Coastal habitats

Strengthening regional knowledge of coastal habitats through effective scientific monitoring to ensure sustainable benefits for coastal communities

Fisheries and aquaculture play a significant role in the economies, food security, and livelihoods of Pacific Island countries and territories (PICTs). Coastal communities catch marine resources for subsistence as well as to sell, while industrial fishing, processing, and aquaculture also provide jobs and income to a vast number of households. However, population increases, and climate change are threatening coastal habitats as never before, compromising the long-term viability  of the associated resources. Protecting the coastal ecosystems that support these communities is vital if PICTs are to achieve their sustainable development goals.

Two men on a boat return from handline fishing near the reef.

A key part of effectively managing and protecting coastal ecosystems and the communities they support is understanding how environmental parameters influence stocks and their associated habitats.

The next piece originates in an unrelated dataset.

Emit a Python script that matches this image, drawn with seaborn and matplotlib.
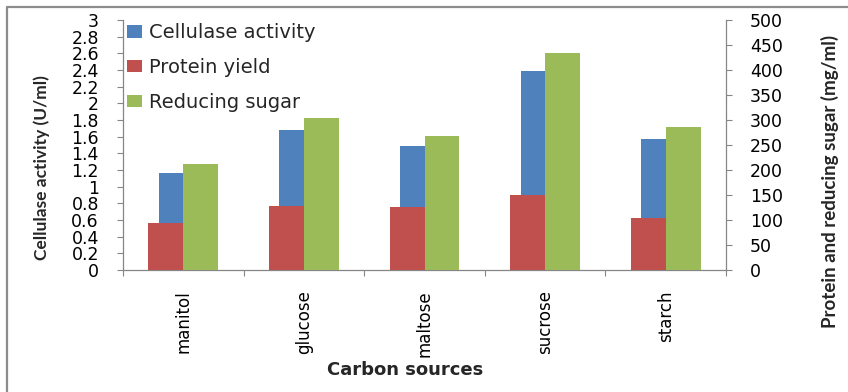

Looking at the changes in patterns of key marine species in specific areas over time can help us to develop management strategies to protect the benefits that communities derive from their fisheries. The coral reefs of the Pacific are rich yet delicate ecosystems, especially vulnerable to increases in sea temperatures that are a key effect of climate change. Hence another vitally important aspect of monitoring changes over time is to better understand and distinguish climate change effects from other changes.  This work can be challenging, especially as it requires a vast amount of scientifically rigorous data to be collected in a regionally standardised way. Fortunately, our coastal fisheries and aquaculture programme’s (CFAP) science and database teams are dedicated to providing the appropriate tools and training for such an approach.

As well as environmental monitoring, our team provides training and assistance  with biological monitoring of commercially harvested reef fish and other invertebrate species of interest. Market and creel surveys are allied with life-history data from individual species to  help evaluate the health and sustainability of targeted species in any given area or region.

SPC FAME’s work in coastal fisheries ecosystems aims to provide coastal fisheries agencies in the PICTs with the most updated advice on the status of their stocks. To deliver on this outcome our coastal fisheries science team are constantly developing and testing new methods and approaches to better understand ecosystem dynamics and to identify indicators of change. This work is complemented by our continuous program of training and knowledge building workshops which increases capacity in the region to enable member countries to fill essential scientific gaps in knowledge themselves. We work in partnership with our members to monitor and assess the health and sustainability  of the region’s coastal fisheries and their associated habitats, in order to ensure a future for those communities whose way of life is so intrinsically linked to the sea.

Further reading

Pauline Bosserelle, Andrew Halford, Lyla Lemari, Kyotak Ishiguro 2021. Monitoring the vulnerability and adaptation of coastal fisheries to climate change. Noumea, New Caledonia: Pacific Community (SPC). 88 p.